Wherever the string "this" appears, copy the whole line.

** BEGIN Records supplied **

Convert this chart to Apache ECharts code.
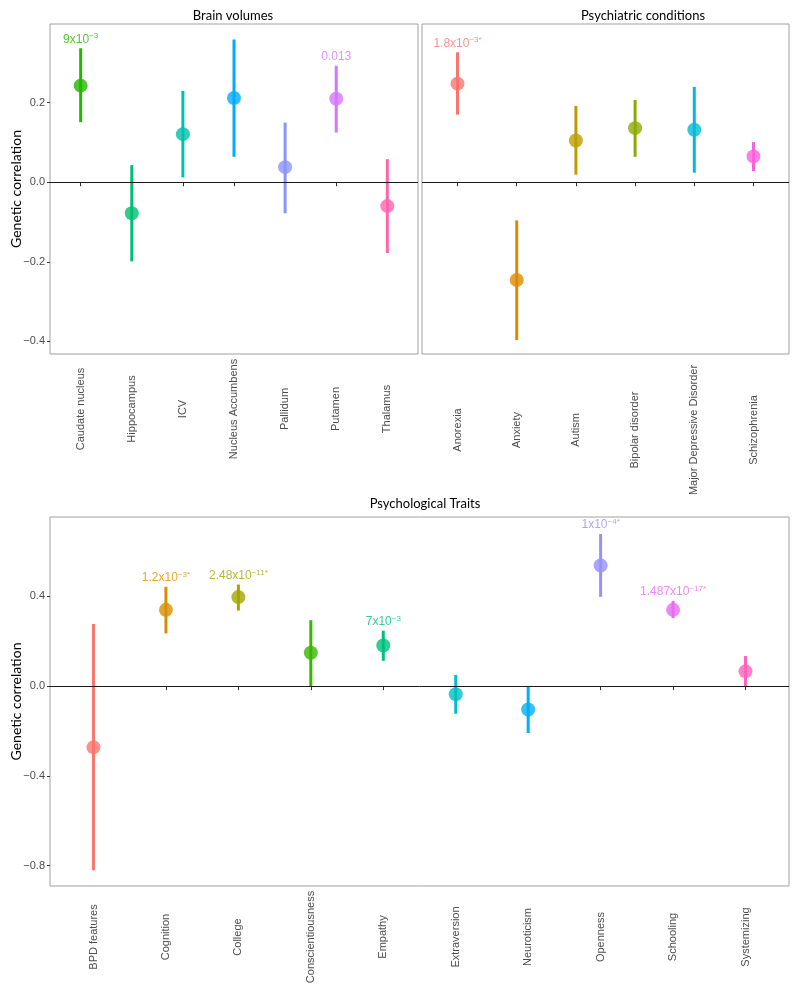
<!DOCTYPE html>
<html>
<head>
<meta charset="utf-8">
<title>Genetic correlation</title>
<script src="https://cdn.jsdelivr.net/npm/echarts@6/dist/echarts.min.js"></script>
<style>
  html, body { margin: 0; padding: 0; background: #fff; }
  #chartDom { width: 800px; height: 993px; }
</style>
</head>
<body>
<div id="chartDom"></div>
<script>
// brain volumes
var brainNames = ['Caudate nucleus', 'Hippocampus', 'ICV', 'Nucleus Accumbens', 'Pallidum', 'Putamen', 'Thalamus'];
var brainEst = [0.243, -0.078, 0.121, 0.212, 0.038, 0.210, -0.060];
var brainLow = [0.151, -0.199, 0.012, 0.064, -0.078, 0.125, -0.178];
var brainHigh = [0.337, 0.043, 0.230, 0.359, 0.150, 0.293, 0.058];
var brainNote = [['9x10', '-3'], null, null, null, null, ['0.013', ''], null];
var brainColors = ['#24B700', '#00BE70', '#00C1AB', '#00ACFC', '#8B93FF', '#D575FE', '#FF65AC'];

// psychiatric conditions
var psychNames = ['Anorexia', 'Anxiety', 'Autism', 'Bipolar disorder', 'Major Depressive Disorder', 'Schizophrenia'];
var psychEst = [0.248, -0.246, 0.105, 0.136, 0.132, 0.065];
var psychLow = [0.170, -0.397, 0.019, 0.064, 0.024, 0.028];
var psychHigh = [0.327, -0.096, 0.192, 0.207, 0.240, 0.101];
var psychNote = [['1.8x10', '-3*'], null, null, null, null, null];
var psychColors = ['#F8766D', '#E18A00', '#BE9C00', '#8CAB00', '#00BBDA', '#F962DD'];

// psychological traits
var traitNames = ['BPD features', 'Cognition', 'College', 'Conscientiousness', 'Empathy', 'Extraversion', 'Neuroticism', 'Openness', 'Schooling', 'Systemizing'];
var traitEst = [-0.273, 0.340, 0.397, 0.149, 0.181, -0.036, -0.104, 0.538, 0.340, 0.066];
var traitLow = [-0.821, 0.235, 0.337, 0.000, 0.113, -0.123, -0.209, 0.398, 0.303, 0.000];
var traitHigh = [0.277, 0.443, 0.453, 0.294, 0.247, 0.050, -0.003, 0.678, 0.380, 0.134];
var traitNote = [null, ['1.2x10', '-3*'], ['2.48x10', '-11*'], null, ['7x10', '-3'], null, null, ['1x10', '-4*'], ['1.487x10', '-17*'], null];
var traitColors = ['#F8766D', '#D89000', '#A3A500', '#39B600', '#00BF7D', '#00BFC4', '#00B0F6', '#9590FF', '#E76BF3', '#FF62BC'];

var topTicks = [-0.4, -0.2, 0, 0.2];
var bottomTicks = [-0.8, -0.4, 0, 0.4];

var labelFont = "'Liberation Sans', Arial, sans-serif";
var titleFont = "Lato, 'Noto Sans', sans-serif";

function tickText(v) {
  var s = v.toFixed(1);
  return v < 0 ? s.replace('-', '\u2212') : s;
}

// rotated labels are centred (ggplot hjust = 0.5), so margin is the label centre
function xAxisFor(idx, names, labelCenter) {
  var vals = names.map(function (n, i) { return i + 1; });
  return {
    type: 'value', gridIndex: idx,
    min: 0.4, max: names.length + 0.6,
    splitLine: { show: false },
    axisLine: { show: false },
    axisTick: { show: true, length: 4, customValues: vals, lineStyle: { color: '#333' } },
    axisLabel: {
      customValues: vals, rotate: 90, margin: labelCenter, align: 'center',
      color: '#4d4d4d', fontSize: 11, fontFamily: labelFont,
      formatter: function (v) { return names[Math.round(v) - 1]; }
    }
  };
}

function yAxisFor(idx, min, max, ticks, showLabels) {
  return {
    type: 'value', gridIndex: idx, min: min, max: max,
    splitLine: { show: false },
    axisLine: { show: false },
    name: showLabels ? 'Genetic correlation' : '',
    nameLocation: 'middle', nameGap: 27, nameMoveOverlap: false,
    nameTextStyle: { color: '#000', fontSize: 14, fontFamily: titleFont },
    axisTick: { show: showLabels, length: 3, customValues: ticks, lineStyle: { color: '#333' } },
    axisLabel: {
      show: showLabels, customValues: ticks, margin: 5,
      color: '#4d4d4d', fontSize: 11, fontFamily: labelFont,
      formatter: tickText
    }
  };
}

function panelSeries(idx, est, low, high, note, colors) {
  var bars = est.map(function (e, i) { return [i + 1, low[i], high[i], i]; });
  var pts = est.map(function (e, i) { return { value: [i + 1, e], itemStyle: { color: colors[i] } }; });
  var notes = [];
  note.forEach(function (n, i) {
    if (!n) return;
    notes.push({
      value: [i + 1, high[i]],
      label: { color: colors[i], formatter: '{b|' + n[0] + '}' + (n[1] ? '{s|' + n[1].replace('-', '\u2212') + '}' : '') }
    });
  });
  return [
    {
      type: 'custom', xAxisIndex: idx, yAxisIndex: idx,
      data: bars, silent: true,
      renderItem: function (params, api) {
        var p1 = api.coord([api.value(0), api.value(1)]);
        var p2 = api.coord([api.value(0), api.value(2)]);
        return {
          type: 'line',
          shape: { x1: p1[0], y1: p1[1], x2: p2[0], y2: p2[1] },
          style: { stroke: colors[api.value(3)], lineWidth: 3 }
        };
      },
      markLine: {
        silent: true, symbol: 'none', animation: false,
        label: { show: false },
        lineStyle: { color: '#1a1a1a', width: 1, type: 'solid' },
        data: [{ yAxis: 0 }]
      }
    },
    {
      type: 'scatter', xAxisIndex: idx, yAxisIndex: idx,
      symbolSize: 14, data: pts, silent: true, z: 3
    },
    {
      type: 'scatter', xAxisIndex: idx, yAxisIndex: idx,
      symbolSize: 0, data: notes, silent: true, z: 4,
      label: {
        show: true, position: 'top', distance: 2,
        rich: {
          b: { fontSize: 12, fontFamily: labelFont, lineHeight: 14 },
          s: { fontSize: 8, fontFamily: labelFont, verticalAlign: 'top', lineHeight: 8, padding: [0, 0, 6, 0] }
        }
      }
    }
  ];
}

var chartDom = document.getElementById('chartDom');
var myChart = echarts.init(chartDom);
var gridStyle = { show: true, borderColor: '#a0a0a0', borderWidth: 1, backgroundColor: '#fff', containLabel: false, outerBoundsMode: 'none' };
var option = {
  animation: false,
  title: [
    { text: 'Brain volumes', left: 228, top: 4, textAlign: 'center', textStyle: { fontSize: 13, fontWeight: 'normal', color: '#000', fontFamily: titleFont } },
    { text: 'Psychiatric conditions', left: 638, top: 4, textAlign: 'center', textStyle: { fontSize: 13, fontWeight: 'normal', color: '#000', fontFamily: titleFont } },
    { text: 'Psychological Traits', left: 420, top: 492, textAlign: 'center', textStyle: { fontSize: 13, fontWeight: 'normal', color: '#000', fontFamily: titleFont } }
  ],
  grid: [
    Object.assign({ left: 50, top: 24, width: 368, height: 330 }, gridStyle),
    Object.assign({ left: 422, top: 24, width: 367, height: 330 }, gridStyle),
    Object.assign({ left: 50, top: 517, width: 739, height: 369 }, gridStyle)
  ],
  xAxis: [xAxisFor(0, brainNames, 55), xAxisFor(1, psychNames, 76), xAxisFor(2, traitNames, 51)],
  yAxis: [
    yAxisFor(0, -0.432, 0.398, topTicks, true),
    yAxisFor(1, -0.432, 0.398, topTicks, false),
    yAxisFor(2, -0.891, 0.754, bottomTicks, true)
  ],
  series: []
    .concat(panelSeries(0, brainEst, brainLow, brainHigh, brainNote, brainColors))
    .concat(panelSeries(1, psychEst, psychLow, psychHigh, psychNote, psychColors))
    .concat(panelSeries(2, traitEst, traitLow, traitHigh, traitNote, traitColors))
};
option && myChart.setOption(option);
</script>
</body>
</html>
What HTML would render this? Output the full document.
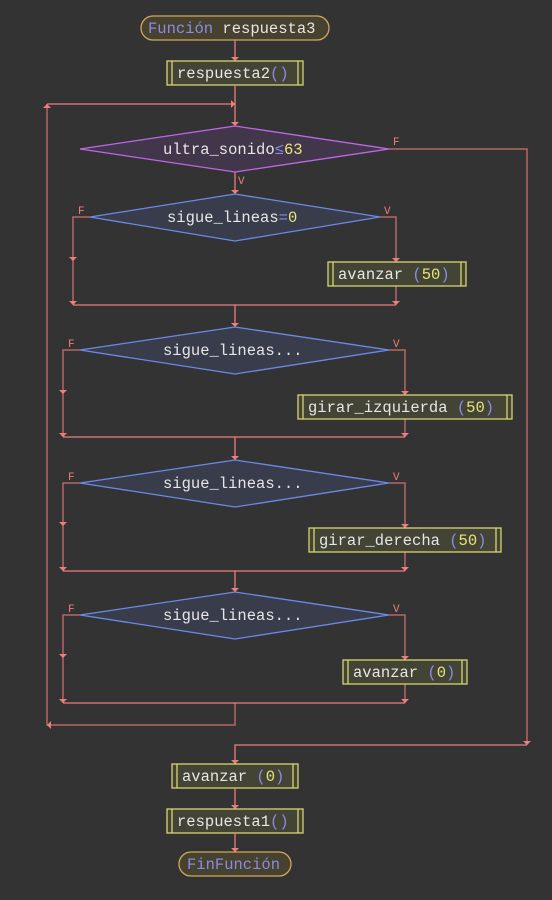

** END Records supplied **

• Answer:
Convert this chart to Apache ECharts code.
What HTML would render this? Output the full document.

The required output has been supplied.